Death of human rights activist who led efforts to uncover fate of Lebanon’s disappeared

In response to the death of Ghazi Aad, founder of Support of Lebanese in Detention and Exile (SOLIDE), a human rights organization that has been working for almost three decades to reveal the fates and whereabouts of thousands of people who went missing in Lebanon during and after its war, Amnesty International’s Deputy Director for Research at the Beirut Regional office, Lynn Maalouf, said:

“For three decades Ghazi Aad dedicated his life to campaigning tirelessly to seek truth, justice and reparation on behalf of victims of abductions and enforced disappearance and their families. His death is a tragic loss. He was at the forefront of a long struggle for national recognition of the right of families of those who were forcibly disappeared or otherwise went missing to know the fate of their loved ones and he played an instrumental role in pushing for progress on this issue.

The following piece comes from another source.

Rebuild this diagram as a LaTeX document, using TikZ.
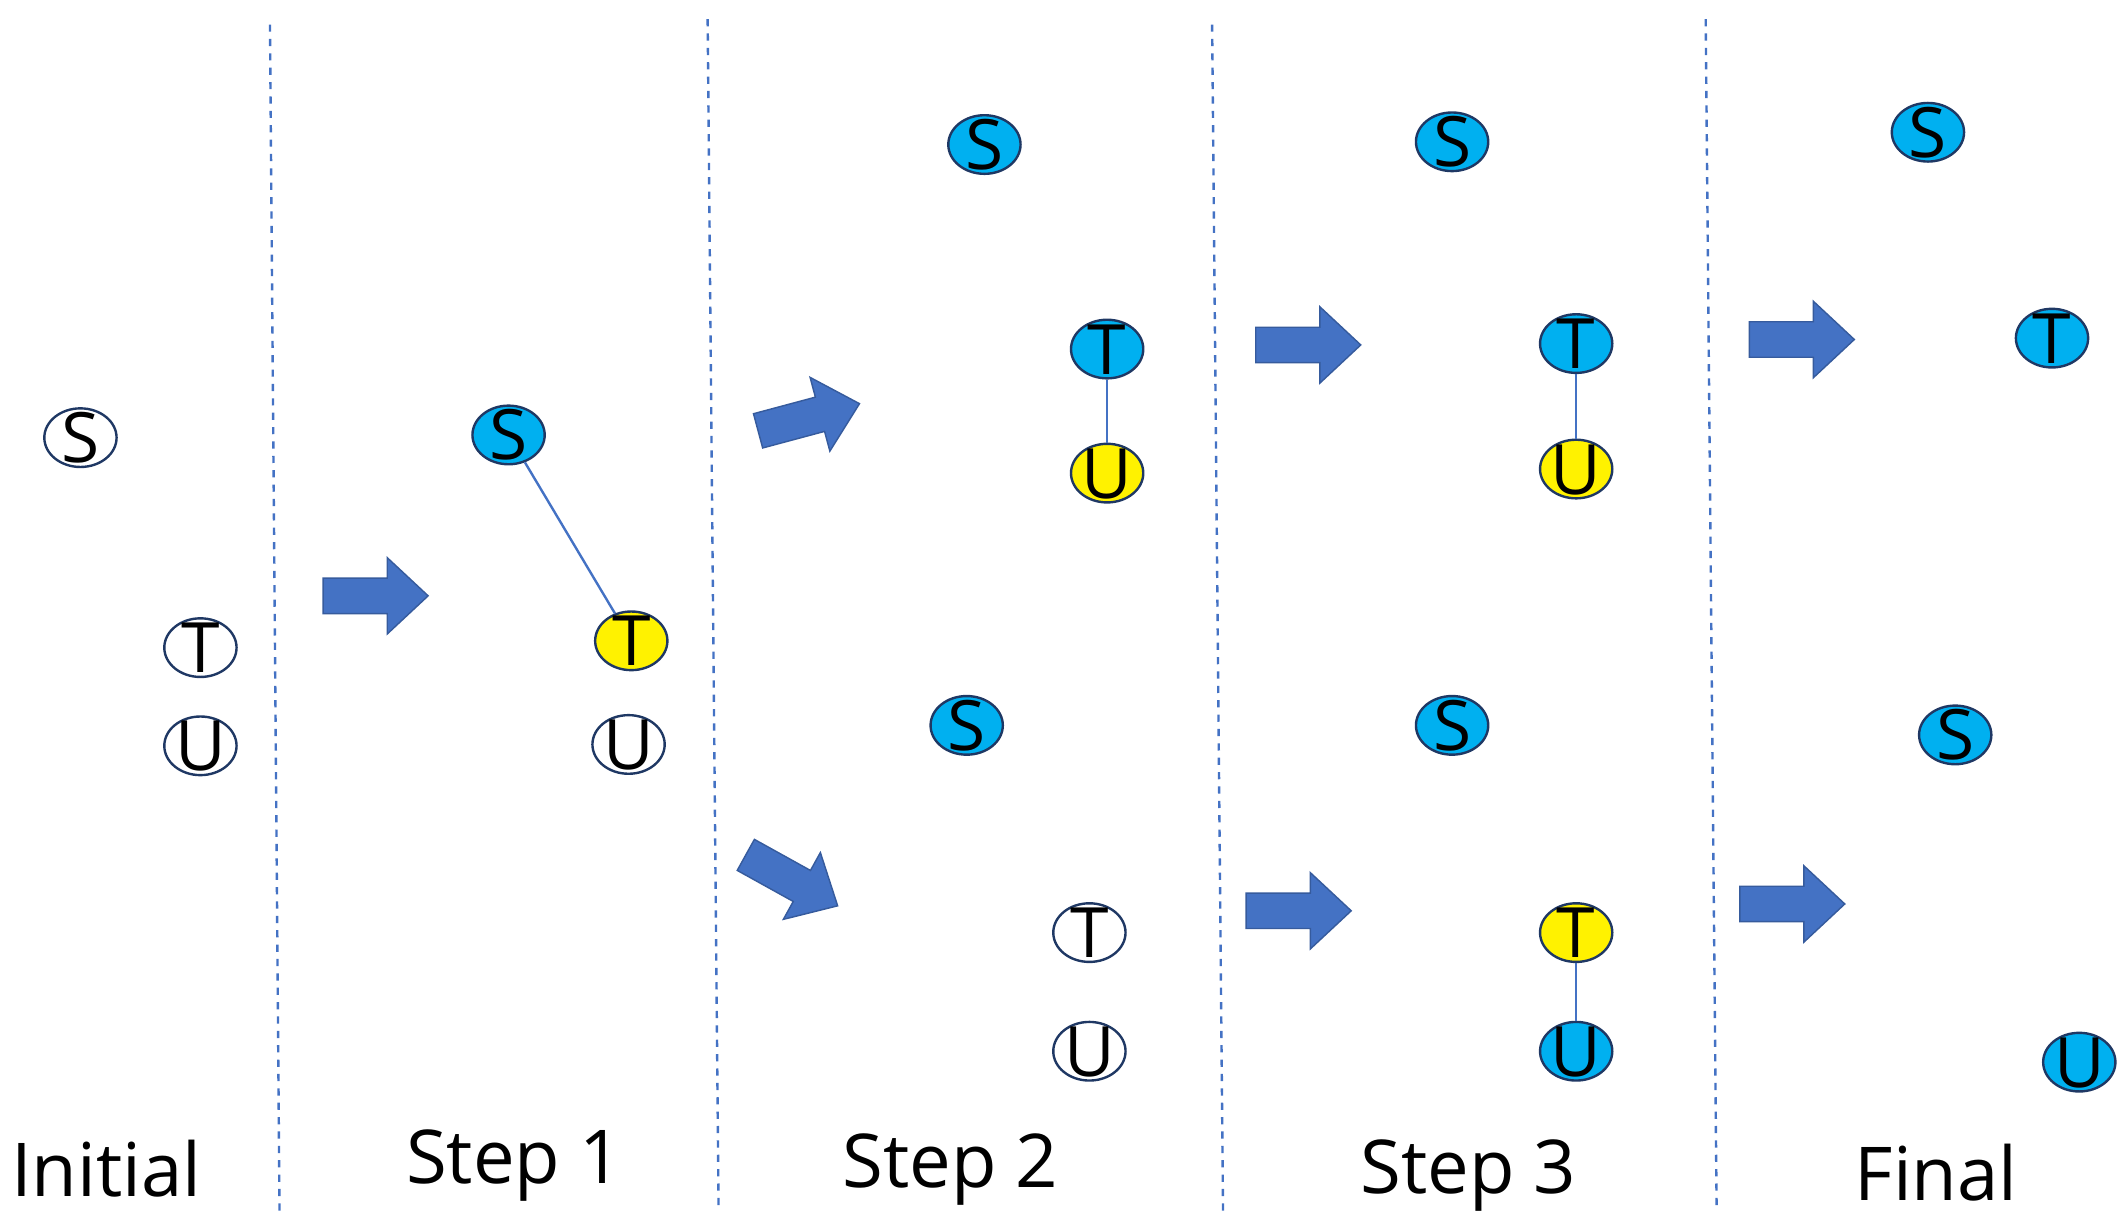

“In the face of the government’s consistent failure to recognise the existence of the disappeared, Ghazi Aad persisted in demanding the authorities assume their responsibility to investigate and reveal the truth about the fate of those missing. It is a stain on the conscience of the Lebanese authorities that more than 25 years since the end of the war, thousands of families still don’t know what happened to their loved ones.

Thousands of people disappeared during the Lebanese conflict between 1975 and 1990. SOLIDE, set up in 1989, was among the first to highlight the alarming trend of abductions of Lebanese and Palestinian people who were then transferred to Syria, where they were held in prolonged and often secret detention without charge or trial.

In 2008, following intense pressure and lobbying by a number of local NGOS, led by SOLIDE and the Committee of the Families of the Kidnapped and Missing in Lebanon, President Michel Sleiman made a pledge in his inauguration oath to “work hard to release the prisoners and detainees and reveal the fate of missing persons”. In a high profile decision in 2014, the State Shura Council, Lebanon’s highest administrative judicial authority, recognized family members’ “right to know” what happened to their loved ones. However, draft legislation mandating the creation of an independent national commission to investigate disappearances has yet to be passed into law.

“The failure of the Lebanese authorities to take all feasible measures to account for people who went missing because of the armed conflict and to provide their families with any information they have on their fate is a violation of international humanitarian law. Denying family members such information also amounts to cruel and inhuman treatment,” said Lynn Maalouf.

“Today with Ghazi Aad’s sad passing, Amnesty International is reiterating its calls on the Lebanese authorities to put an end to the suffering of families who for years have been left in limbo. They must urgently establish a commission with the mandate, powers and legitimacy to bring national recognition to the plight of thousands of families in Lebanon.”